Saturday, October 11, 2008

Oh Autumn!


Seasons of mist and mellow fruitfulness, indeed! Autumn is giving us thrills here in upstate NY. The weather is gorgeous, the leaves are magnificent swirls of color, and the area is ripe with possibilities for our weekend adventures. Last weekend we went to Behling Orchards and picked 34 lbs of apples! We went with our good friends and neighbors, and all had a blast.










We've made apple pies and applesauce. We might try an apple cake today. And more applesauce to freeze, of course. Today is also pumpkin carving day. Thank goodness the kids are off from school today, or I' not sure how we'd get all our fall fun done!





Ode to Autumn
by John Keats

Season of mists and mellow fruitfulness!
Close bosom-friend of the maturing sun;
Conspiring with him how to load and bless
With fruit the vines that round the thatch-eaves run;
To bend with apples the mossed cottage-trees,
And fill all fruit with ripeness to the core;
To swell the gourd, and plump the hazel shells
With a sweet kernel; to set budding more,
And still more, later flowers for the bees,
Until they think warm days will never cease,
For Summer has o'erbrimmed their clammy cells.

Who hath not seen thee oft amid thy store?
Sometimes whoever seeks abroad may find
Thee sitting careless on a granary floor,
Thy hair soft-lifted by the winnowing wind;
Or on a half-reaped furrow sound asleep,
Drowsed with the fume of poppies, while thy hook
Spares the next swath and all its twined flowers;
And sometimes like a gleaner thou dost keep
Steady thy laden head across a brook;
Or by a cider-press, with patient look,
Thou watchest the last oozings, hours by hours.

Where are the songs of Spring?

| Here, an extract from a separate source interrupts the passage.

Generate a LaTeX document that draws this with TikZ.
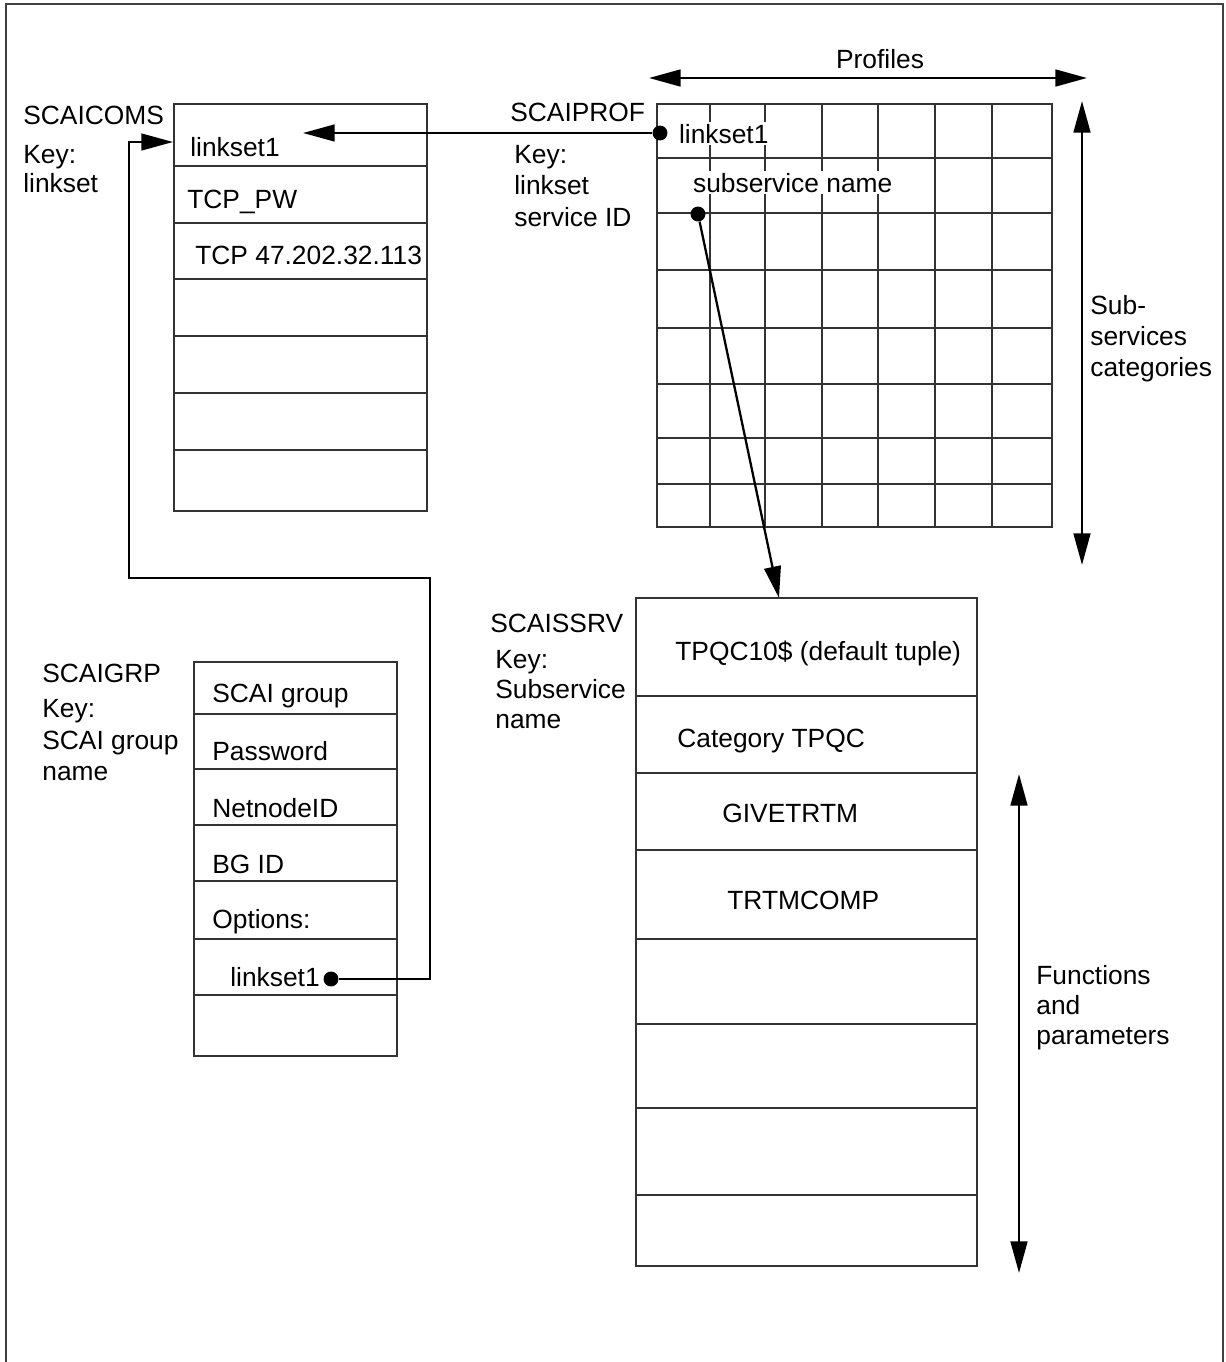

Ay, where are they?
Think not of them, thou hast thy music too, -
While barred clouds bloom the soft-dying day
And touch the stubble-plains with rosy hue;
Then in a wailful choir the small gnats mourn
Among the river sallows, borne aloft
Or sinking as the light wind lives or dies;
And full-grown lambs loud bleat from hilly bourn;
Hedge-crickets sing, and now with treble soft
The redbreast whistles from a garden-croft;
And gathering swallows twitter in the skies.

Tuesday, August 12, 2008

Productivity? Nah.




I'm trying to think of what I've accomplished in terms of crafty stuff, or creativity in general, over the summer and it's kind of embarrassing. I made a tote bag for Sophia's best friend as part of her birthday gift, but didn't get a picture of it. But! Look, I did make these curtains for our living room. Finally, WE HAVE WINDOW TREATMENT. It's a big window, as you can see, and the room just needed something bright. So I got this Robert Kaufman fabric from Sew Mama, Sew and whipped these up. It wasn't exactly hard...I almost feel guilty bragging about it.



Anyway. I think they do add some sunshine to the room. I bought some of those little rings that hang on the curtain rod and clip to the fabric, so I didn't even have to worry much about my top measurements since the rod doesn't actually run through the fabric. See? I'm lame.

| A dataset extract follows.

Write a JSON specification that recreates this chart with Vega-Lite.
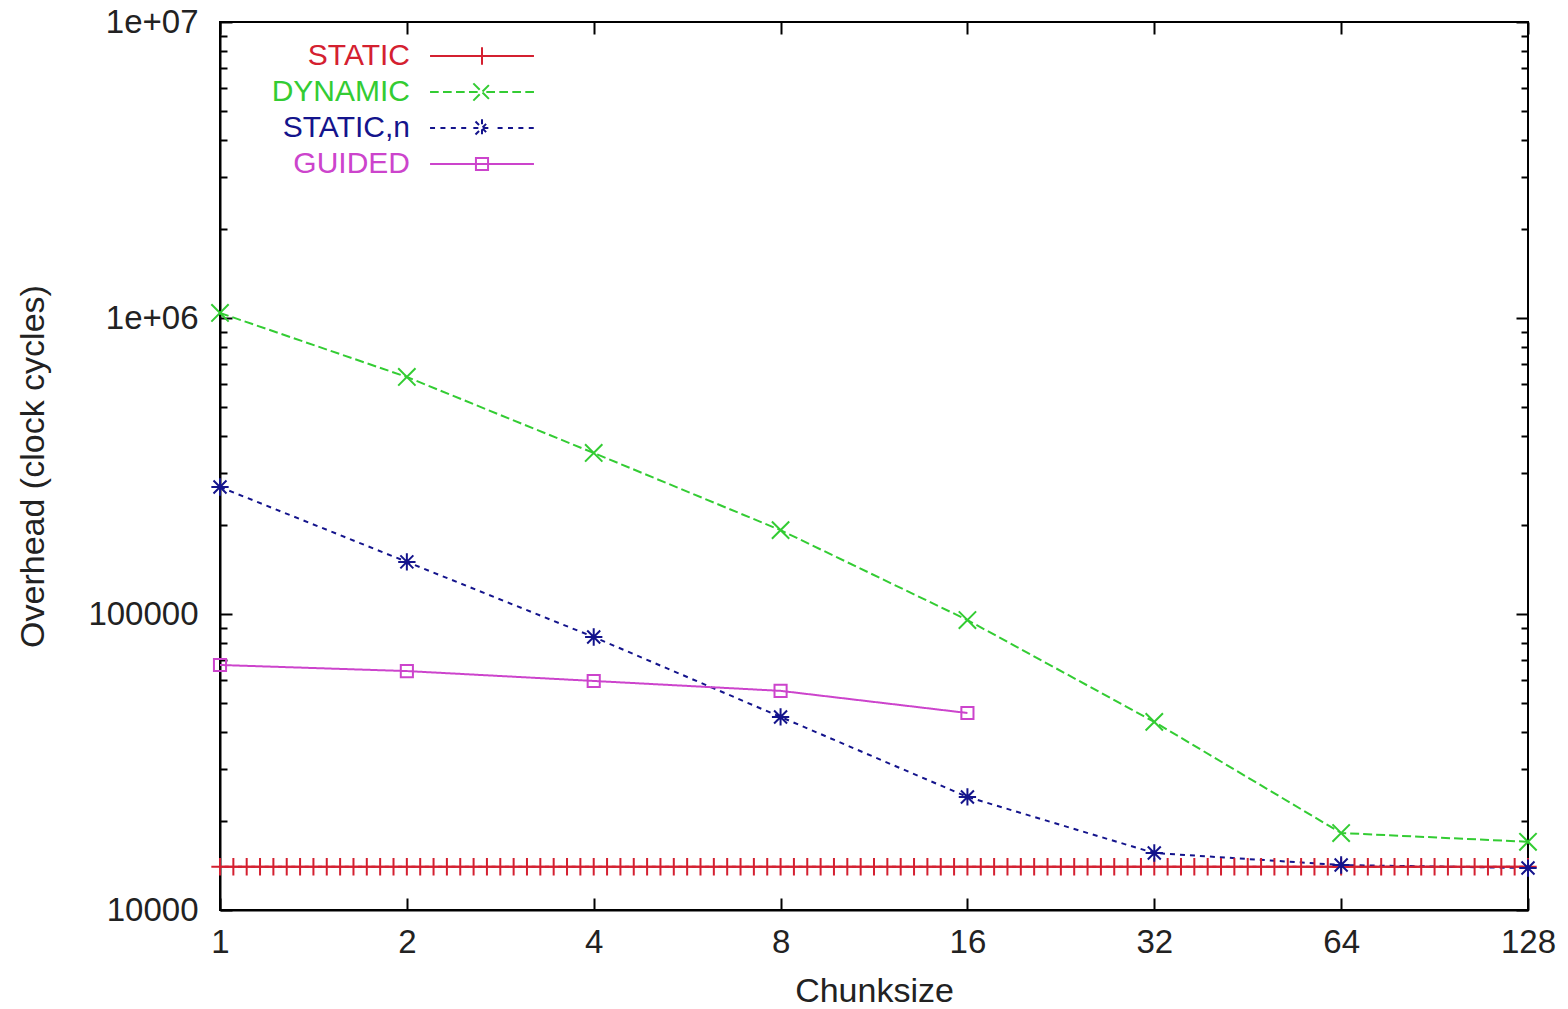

The kids are staying with their Nana and Papa in West Virginia for probably about 2 weeks. That seems like such a long time...I feel a little weepy about them being gone for so long, but they were very excited about it. And! And! I start a job at Border's next week! I really wanted this job. It's just part-time right now, but that's perfect as we transition Benjamin into Kindergarten and Sophia into 2nd grade and we all get used to it.

And this week? I'm going to clean the house. And what I clean won't be immediately demolished as soon as I leave the room. And I'm going to read. A lot. Yes.